Before we get started, we hope everybody has a safe, happy, and fulfilling Thanksgiving. May it be warm, spent with family and friends, great food, and a sense of happiness and inner peace when you place your head on the pillow at night.
What a crazy day to start the Thanksgiving-shortened trading week. Stocks opened higher, the NASDAQ turned south before mid-day, and then the indexes took it on the chin after President Joe Biden renominated Jerome Powell to head the Federal Reserve.
Don’t take the NASDAQ’s 202.68 drop as a sign Wall Street disapproves of Powell remaining as the Fed Chair. It’s really more of an old trading axiom to buy the hype and sell the news. It was expected that Powell would hold onto his position.
However, the market’s action in the aftermath of the news does have forward leaning consequences. The NASDAQ’s open popped the index out of the trading box we described last week, but the selloff put the index squarely in the middle, stuck in no-man’s-land. It also pushed the DOW Industrials Average to the edge of a cliff and lower, and the DOW could have a date with its 50-day moving average of 35,214. Meanwhile, the S&P 500 is between a pair of guardrails like the NASDAQ, 4700 on the upside and 4650 on the downside.

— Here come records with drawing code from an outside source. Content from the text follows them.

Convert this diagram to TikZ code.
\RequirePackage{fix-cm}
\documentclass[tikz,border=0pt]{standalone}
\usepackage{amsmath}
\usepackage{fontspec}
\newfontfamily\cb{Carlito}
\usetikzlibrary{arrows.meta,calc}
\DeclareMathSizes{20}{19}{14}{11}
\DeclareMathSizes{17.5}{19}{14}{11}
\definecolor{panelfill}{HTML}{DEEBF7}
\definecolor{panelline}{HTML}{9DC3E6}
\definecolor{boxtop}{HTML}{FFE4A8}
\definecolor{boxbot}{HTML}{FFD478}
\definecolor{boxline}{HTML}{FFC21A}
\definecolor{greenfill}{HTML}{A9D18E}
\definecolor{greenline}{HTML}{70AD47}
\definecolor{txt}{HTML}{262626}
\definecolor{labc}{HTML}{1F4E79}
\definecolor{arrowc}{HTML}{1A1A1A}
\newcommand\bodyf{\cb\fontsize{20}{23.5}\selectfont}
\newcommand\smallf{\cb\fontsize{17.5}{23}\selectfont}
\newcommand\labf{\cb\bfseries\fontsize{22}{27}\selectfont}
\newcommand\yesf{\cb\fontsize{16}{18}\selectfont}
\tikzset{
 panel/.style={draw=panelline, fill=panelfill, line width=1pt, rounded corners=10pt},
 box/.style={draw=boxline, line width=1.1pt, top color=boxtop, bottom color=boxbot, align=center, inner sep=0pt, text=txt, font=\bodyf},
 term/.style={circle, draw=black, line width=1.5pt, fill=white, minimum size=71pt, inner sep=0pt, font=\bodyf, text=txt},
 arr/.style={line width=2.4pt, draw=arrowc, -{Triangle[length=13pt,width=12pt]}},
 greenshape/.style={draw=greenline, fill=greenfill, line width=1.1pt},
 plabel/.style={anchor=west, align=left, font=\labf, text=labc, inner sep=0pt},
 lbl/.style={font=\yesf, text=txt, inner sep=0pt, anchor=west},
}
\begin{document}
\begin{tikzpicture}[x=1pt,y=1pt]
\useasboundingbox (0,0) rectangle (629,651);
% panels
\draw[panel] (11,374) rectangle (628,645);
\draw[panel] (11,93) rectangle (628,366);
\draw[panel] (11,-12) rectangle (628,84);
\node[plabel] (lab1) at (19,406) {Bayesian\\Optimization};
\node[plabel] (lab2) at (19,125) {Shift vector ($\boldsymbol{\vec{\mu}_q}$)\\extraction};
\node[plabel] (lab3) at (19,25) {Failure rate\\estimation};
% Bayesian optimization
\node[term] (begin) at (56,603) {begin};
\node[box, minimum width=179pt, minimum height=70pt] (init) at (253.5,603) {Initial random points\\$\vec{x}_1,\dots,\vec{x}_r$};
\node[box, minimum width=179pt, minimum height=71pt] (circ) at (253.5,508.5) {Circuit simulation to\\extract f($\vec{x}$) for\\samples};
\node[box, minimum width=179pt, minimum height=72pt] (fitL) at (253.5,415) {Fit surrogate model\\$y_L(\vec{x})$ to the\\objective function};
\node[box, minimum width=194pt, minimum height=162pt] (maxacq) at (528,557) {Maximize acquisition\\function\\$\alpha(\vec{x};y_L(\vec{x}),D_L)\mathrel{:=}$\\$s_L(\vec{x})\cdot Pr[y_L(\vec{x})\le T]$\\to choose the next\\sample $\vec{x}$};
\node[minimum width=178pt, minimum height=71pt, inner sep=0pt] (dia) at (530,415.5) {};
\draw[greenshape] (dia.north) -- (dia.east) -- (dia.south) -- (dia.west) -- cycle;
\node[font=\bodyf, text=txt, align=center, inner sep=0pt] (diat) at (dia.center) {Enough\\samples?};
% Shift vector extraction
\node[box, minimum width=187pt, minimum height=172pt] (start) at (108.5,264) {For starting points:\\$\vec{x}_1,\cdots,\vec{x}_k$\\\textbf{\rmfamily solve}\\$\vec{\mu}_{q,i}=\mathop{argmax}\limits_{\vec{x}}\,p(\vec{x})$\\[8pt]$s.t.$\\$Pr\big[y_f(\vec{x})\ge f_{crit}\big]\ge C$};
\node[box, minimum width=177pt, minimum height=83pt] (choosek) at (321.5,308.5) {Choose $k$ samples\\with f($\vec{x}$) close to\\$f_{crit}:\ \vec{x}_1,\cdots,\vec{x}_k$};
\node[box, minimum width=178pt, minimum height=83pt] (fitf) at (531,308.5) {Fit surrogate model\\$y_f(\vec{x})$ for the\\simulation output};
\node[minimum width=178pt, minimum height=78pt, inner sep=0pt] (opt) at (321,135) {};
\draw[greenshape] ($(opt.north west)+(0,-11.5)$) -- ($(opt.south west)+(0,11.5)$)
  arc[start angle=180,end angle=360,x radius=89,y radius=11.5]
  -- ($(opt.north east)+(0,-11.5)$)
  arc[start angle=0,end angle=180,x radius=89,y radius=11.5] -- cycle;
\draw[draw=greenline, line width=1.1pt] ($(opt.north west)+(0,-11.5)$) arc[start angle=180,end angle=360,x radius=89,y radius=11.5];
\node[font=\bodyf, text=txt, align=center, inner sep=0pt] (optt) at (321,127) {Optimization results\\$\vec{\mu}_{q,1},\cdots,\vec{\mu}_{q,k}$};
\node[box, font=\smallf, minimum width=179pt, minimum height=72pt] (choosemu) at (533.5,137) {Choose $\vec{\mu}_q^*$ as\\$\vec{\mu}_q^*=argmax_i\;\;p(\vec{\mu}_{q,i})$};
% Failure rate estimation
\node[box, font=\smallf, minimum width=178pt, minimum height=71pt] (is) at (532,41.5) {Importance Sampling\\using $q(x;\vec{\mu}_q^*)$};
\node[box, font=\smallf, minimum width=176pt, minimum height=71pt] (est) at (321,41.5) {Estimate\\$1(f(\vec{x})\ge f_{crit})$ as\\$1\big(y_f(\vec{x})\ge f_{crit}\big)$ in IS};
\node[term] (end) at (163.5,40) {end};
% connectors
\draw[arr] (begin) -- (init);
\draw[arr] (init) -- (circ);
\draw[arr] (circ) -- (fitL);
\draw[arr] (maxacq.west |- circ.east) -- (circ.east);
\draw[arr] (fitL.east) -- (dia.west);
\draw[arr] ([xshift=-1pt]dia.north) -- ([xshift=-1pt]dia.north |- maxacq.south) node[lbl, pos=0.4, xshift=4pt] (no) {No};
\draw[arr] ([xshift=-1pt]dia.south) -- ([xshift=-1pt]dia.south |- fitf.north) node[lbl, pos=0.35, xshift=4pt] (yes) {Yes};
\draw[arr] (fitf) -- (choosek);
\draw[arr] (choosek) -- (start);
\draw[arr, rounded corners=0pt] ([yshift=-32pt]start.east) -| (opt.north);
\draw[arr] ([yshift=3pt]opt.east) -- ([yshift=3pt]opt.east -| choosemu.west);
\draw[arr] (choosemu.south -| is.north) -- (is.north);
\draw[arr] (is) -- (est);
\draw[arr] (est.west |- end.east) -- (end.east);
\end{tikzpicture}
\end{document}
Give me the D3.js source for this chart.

All last week’s good work and early morning pop put investors right back where we were before, in between upside resistance and downside support. So, we do what we did last week, wait for the NASDAQ to take a firm position outside of the box it is currently in.
If the NASDAQ can close above 16,060, then index investors might consider adding Invesco QQQ Trust (QQQ). If the tech dominated index closes below 15,600, then ProShares Short QQQ (PSQ) could be the correct call.

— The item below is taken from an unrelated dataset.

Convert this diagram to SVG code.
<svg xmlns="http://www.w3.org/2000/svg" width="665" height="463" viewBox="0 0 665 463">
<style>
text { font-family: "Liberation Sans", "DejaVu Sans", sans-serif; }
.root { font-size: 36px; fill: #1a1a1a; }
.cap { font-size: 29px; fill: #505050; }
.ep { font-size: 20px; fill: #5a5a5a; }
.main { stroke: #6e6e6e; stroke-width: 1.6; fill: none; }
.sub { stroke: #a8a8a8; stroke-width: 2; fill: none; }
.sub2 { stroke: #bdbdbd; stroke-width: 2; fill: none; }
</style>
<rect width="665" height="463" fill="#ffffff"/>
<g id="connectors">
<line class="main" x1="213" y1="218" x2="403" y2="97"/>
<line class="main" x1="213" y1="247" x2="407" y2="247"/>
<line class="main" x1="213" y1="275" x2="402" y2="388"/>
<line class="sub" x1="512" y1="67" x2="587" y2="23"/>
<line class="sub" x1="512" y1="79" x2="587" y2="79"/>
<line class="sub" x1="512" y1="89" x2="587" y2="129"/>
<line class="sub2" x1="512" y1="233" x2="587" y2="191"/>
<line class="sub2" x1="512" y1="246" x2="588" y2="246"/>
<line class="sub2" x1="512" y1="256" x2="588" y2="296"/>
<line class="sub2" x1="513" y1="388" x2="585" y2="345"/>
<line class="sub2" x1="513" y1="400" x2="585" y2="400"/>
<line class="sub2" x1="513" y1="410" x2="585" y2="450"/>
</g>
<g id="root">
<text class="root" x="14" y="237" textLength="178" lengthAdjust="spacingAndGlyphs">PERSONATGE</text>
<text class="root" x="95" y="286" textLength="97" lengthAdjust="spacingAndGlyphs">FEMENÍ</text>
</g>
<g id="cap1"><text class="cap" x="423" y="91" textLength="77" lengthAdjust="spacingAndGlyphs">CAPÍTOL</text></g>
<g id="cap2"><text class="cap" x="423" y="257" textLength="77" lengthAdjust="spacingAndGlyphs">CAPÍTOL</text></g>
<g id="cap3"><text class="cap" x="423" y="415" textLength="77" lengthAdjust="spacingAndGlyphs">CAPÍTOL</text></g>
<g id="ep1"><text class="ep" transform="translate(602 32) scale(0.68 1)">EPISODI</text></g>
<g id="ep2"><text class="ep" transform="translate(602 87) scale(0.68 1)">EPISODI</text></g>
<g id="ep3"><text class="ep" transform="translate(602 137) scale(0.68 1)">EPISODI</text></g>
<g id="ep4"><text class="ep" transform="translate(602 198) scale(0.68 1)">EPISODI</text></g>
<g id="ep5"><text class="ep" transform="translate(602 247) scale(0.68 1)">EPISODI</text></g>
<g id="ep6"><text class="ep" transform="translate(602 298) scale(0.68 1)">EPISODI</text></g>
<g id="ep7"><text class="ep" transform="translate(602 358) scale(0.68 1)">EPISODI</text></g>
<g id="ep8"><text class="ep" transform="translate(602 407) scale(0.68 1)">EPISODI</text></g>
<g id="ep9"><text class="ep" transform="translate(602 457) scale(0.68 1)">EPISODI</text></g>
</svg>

As much as we’d like to be bullish, our 30+ years of experience has taught us to let the market declare technical winners and not to pick a side too early. At the very minimum, you’ll be wrong half of the time by acting too early.
Invesco QQQ Trust (QQQ) was the third best performer on our leaderboard in the last week and SPDR S&P 500 ETF Trust (SPY) was number eight on the list. Normally, sectors outperform more diversified index ETFs like QQQ and SPY. It’s been our experience that Wall Street is a tad nervous when major indexes outperform more concentrated sectors/industries. It’s a move to “safer” and away from more “risky” choices. The observation is confirmed with only eight sectors/industry specific ETFs we monitor generating a positive return in the last week.
The combination of our market and sector reviews gives us pause in the near-term. Hopefully, it’s just temporary and the NASDAQ jumps through the top of its box and the sector performance favors industries over indexes by this time next week.
Once again, we don’t want to take a position in a stock without favorable conditions for the overall market combined with strength in specific sectors.